- [INFORMATION SUPPLIED]:
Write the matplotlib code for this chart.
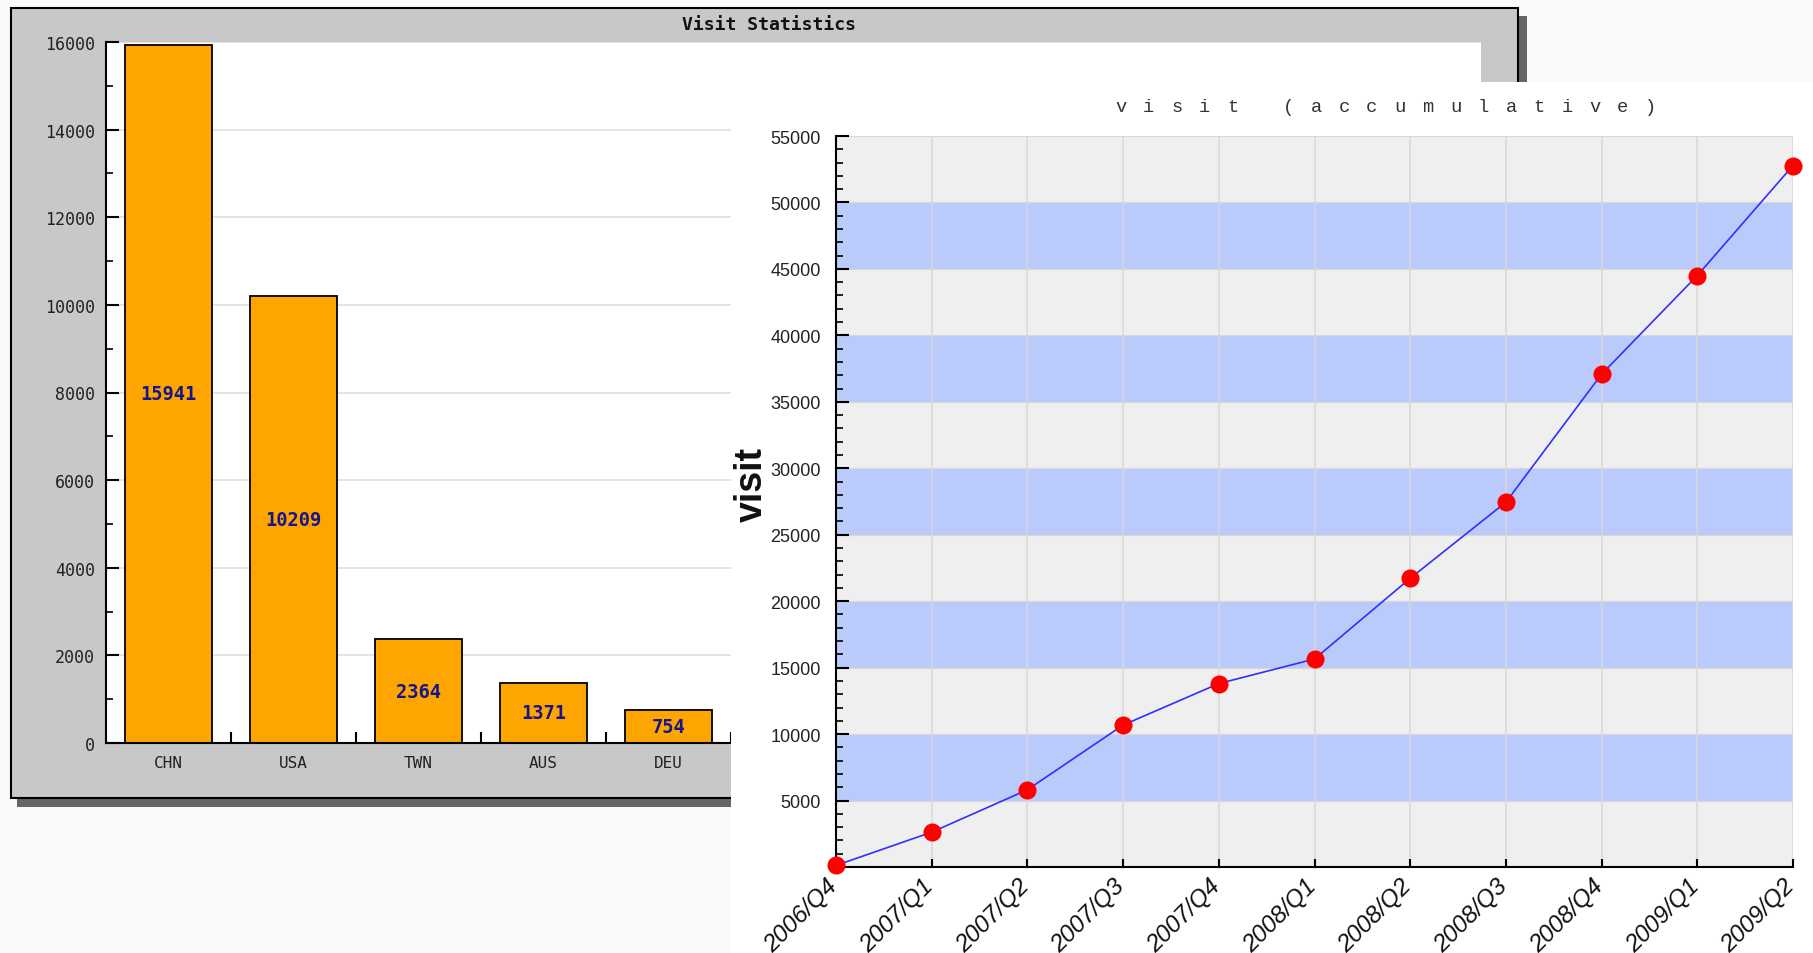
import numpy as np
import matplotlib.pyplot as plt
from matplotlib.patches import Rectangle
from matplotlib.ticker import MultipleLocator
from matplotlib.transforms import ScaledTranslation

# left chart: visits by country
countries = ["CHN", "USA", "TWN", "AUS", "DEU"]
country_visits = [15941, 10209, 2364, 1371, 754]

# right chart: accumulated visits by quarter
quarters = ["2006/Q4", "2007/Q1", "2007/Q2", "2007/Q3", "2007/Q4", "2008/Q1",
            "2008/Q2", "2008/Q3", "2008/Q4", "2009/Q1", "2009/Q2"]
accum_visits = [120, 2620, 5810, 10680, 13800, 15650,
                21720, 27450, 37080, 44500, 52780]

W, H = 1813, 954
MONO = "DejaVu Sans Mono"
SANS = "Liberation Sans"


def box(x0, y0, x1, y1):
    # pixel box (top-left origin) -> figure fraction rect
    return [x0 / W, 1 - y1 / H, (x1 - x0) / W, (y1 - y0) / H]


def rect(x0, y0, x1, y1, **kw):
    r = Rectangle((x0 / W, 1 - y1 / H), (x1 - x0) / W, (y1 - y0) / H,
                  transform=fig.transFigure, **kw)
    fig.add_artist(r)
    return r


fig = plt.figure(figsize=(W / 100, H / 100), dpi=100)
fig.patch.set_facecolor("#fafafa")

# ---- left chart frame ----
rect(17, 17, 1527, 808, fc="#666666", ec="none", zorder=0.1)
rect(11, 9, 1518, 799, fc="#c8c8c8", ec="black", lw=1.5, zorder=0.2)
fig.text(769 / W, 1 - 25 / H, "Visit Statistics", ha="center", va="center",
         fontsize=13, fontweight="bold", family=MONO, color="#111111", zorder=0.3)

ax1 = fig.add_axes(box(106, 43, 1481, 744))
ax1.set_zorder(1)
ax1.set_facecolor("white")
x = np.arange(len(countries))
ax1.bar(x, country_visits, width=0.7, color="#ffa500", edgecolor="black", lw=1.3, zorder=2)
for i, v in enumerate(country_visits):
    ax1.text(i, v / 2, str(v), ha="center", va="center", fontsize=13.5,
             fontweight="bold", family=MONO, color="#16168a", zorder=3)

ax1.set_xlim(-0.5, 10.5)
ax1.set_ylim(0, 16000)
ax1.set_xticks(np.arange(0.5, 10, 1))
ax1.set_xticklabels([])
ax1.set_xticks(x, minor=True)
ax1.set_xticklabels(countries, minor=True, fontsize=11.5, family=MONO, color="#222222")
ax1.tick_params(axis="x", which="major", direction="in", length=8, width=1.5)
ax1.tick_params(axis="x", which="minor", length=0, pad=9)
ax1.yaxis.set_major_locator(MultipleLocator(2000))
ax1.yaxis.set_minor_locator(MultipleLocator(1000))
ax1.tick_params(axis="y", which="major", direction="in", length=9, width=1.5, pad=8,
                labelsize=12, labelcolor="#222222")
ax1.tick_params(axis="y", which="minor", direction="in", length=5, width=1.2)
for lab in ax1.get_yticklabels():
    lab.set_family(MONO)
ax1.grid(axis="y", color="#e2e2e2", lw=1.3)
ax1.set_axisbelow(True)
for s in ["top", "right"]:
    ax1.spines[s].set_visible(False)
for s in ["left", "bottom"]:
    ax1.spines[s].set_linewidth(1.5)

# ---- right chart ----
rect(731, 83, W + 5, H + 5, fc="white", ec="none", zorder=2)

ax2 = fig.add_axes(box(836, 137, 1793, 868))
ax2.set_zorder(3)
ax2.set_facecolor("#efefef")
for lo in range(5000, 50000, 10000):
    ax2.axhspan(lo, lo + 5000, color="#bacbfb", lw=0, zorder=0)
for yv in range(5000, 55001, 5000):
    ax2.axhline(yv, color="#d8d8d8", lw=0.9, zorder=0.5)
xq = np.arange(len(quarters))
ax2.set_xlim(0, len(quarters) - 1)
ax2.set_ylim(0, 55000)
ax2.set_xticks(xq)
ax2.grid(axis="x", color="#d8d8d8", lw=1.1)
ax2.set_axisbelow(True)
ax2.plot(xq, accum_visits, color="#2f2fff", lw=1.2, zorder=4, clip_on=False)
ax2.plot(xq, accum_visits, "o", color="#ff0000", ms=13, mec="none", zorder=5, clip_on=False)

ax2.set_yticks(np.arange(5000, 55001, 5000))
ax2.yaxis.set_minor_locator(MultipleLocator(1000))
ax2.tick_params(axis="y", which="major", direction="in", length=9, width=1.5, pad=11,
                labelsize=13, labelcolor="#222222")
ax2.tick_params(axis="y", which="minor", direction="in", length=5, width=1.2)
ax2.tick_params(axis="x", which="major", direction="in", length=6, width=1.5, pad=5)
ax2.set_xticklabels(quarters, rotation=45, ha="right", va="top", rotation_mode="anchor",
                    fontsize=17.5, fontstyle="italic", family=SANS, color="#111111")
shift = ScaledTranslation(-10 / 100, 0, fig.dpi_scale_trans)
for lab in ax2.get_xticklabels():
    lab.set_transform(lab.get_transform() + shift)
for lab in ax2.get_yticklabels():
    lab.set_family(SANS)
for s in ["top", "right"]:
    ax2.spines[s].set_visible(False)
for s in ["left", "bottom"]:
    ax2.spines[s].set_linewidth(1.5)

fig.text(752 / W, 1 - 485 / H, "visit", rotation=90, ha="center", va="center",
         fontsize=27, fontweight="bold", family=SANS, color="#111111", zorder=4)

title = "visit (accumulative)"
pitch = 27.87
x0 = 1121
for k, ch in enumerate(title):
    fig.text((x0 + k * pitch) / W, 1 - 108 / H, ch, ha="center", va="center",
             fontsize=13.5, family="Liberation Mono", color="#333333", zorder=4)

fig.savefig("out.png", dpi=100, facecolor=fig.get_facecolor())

- [STATED TASK]:
Please restate the material above line by line, exactly, beginning at its first line and ending with the line that contains "from matplotlib.transforms import", without any pictures.

- [SOLUTION TO THIS TASK]:
Write the matplotlib code for this chart.
import numpy as np
import matplotlib.pyplot as plt
from matplotlib.patches import Rectangle
from matplotlib.ticker import MultipleLocator
from matplotlib.transforms import ScaledTranslation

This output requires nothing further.